Rashmee’s Karnad-Jani’s thoughts:


My engagement with the work done at The Mentoree came out of my connection with a former colleague who is currently part of the leadership team. I was interested in what I would learn and what I could contribute. The opportunity to do both came earlier than I had expected and as a result of my question “What are we doing to build capacity at this time?” in response to the murder of George Floyd and anti-Black racism that had once again, become news, although as those who experience it daily will assert, it never really goes away.


Organizations around North America including those in Ontario and the GTA had begun to issue solidarity statements and I was curious to know what that meant. Solidarity in itself is an empty word unless people do something in our everyday work to shift thinking especially those of us who are relative onlookers in racist oppressions. So I reached out to the Mentoree and asked what their plan was as an Ontario educators’ network. I was surprised to be asked if I had a thought or idea and if so, would I consider facilitating a Conversation to Build Capacity.

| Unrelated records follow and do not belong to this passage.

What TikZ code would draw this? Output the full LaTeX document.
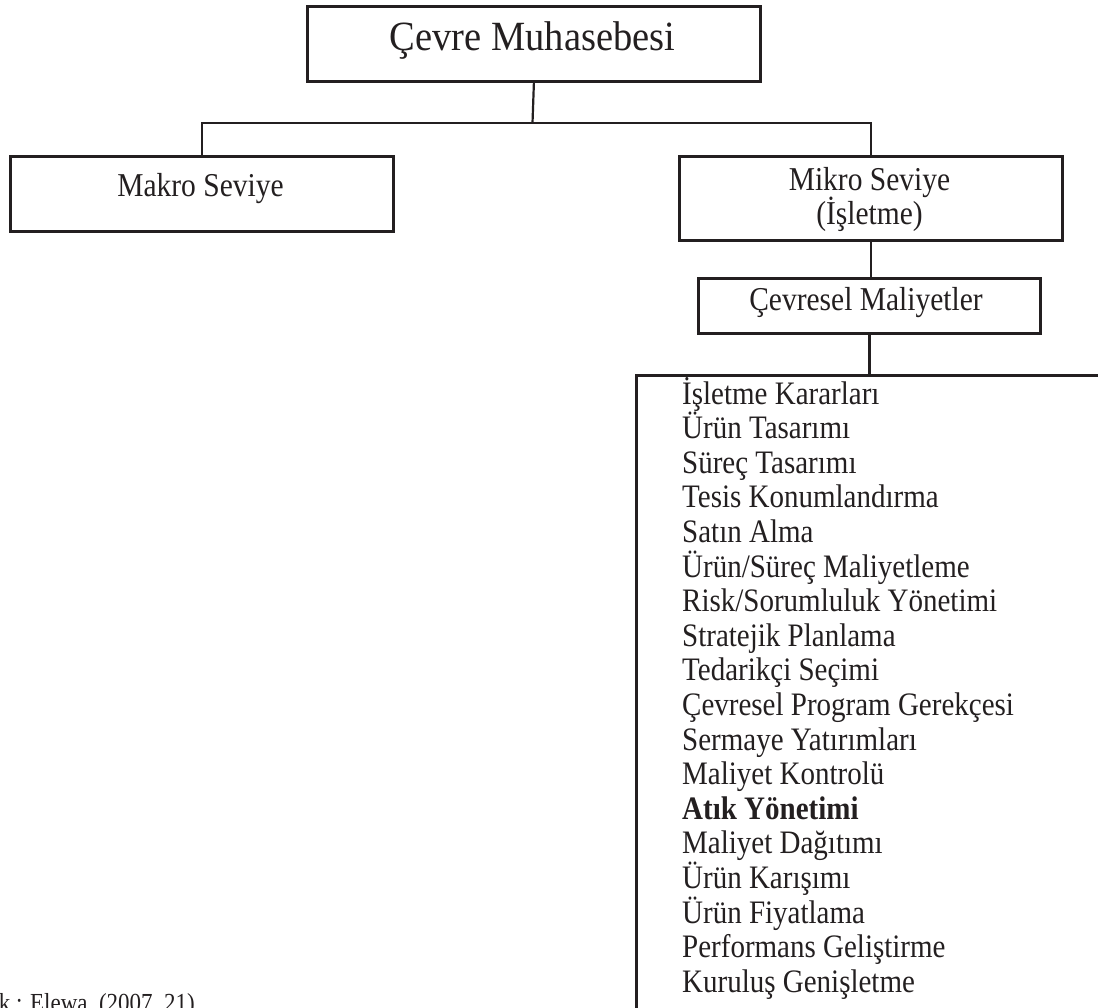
\documentclass[tikz,border=0pt]{standalone}
\usepackage{fontspec}
\usepackage{graphicx}
\setmainfont{Liberation Serif}
\definecolor{ink}{RGB}{35,31,32}
\newcommand{\vtall}[1]{\scalebox{1}[1.13]{#1}}
\begin{document}
\begin{tikzpicture}[x=1pt,y=-1pt,
  box/.style={draw=ink, line width=2.8pt, inner sep=0pt, anchor=north west},
  conn/.style={draw=ink, line width=2.2pt},
  lbl/.style={anchor=base, inner sep=0pt, font=\fontsize{29.5}{34}\selectfont, text=ink},
  item/.style={anchor=base west, inner sep=0pt, font=\fontsize{29}{34}\selectfont, text=ink}]
\useasboundingbox (0,0) rectangle (1098,1008);
\clip (0,0) rectangle (1098,1008);
\node[box, minimum width=453pt, minimum height=75pt] (top) at (306,5) {};
\node[box, minimum width=383pt, minimum height=75pt] (mak) at (9,155) {};
\node[box, minimum width=383pt, minimum height=84pt] (mik) at (678,155) {};
\node[box, minimum width=342pt, minimum height=55pt] (cev) at (697,277) {};
\node[box, minimum width=500pt, minimum height=700pt] (list) at (635,374) {};
\node[lbl, font=\fontsize{38.5}{44}\selectfont] (topT) at (532.5,51) {\scalebox{1}[1.08]{Çevre Muhasebesi}};
\node[lbl] (makT) at (200.5,197) {\vtall{Makro Seviye}};
\node[lbl] (mikT1) at (869.5,191) {\vtall{Mikro Seviye}};
\node[lbl] (mikT2) at (869.5,225) {\vtall{(İşletme)}};
\node[lbl] (cevT) at (866,311) {\vtall{Çevresel Maliyetler}};
\foreach \t [count=\i from 0] in {İşletme Kararları, Ürün Tasarımı, Süreç Tasarımı, Tesis Konumlandırma, Satın Alma, Ürün/Süreç Maliyetleme, Risk/Sorumluluk Yönetimi, Stratejik Planlama, Tedarikçi Seçimi, Çevresel Program Gerekçesi, Sermaye Yatırımları, Maliyet Kontrolü, {\textbf{Atık Yönetimi}}, Maliyet Dağıtımı, Ürün Karışımı, Ürün Fiyatlama, Performans Geliştirme, Kuruluş Genişletme}
  \node[item] (it\i) at (682,404+34.6*\i) {\vtall{\t}};
\node[anchor=base west, inner sep=0pt, font=\fontsize{23}{27}\selectfont, text=ink] (src) at (-1.4,1011) {\vtall{k : Elewa, (2007, 21)}};
\coordinate (j) at (532.5,123);
\draw[conn] (top.south) -- (j);
\draw[conn] (mak.north) |- (j) -| (mik.north);
\draw[conn] (mik.south) -- (mik.south |- cev.north);
\draw[conn] (cev.south) -- (cev.south |- list.north);
\end{tikzpicture}
\end{document}
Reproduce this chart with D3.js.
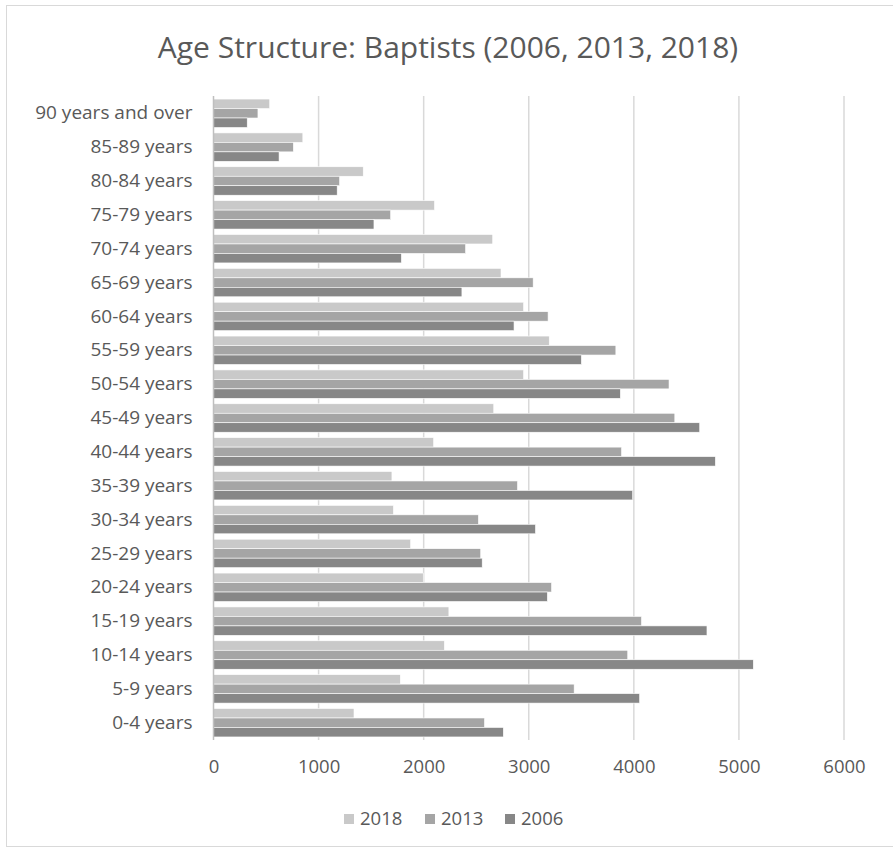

I recognize my social location as a racialized person known as “South Asian” in the Western world. I was therefore very clear that I would not present content on Anti Black Racism as that is not my lived experience. Nor was I going to invite my friends or colleagues who were experiencing unimaginable trauma once again, to come forward and speak. I proposed a conversation where participants would be invited to look inward and engage in a self-assessment of their learning around Anti-Black Racism with my role being that of a listener. I was delighted that this idea was welcomed by the Mentoree leadership team. The digital platform for the conversation was thoughtfully and collaborative set up for me to open up the space.



My goal was not to engage in performative allyship but to listen without judgement, especially if the responses were different from my anti-racist praxis. The two Conversations that I facilitated around anti-racism began with my clear understanding that I was listening, and not nudging with a yes-but stance. What I took away from this interaction was that the “pull up a chair” metaphor that had worked well with me from The Mentoree was also appreciated by attendees who engaged deeply in the conversation, and with one another, because they felt safe to share and ask questions.


Participants trusted me with their thoughts and made themselves vulnerable that day. The self directed learning does not stop here. I understand there are requests for this thread of anti-racist education to continue, which is heartening. When a facilitator does not insist that people move to Step 2, when there is no finger wagging, participants are more willing to look inwards, and seek learning. There is a lot of solid content and many book lists available for those who seek them. For the reading and self-study in anti-racist education to move from an intellectual understanding and become an integral part of educators’ praxis can only come when such conversations continue.


The Mentoree answered my question of “what are you going to do” by inviting me to take a chair at the table. There are honest voices within the mentors’ group who speak of silences in their educational journey. I hear the Critical Race Theory being discussed as an intentional way of ordering society - that systemic racism doesn’t just happen quite by chance. I am excited to learn from these mentors also. I am excited about how being an un-expert with colleagues committed to anti-racist education allows for social change through everyday inward-looking as a professional practice. Perhaps, I have started to “find my people”



Listening to everyone’s insight’s during last week’s OnEdMentors as well as the posts from these Mentors, there is so much important feedback for and positive reinforcement of our direction. Further, ten of us participated in a Core Values Workshop with Zoe Share from Schmooz Media, and it was truly incredible to see what came out of it. After independently adding answers to specific questions, it turns out that we are already so aligned in what we believe The Mentoree is about and it's reassuring to know how many shared values we have. We will be following up with Zoe to incorporate this learning into our strategic plan and visioning for The Mentoree. We were lucky to have the support of dHL and Leigh to begin our journey and help operationalize our ideas. As we build new digital infrastructure and refine our work, we will be adding offerings under The Mentoree umbrella that we will be sure to consistently coordinate with our collective vision of a responsive, non-hierarchical space where teachers can come for professional learning that supports their well being and helps build their sense of efficacy. This is a place for all of us- at any stage of our careers, because we are learners. We are excited about the work ahead as we go under creative construction for the summer, and we look forward to sharing our next steps in the Fall.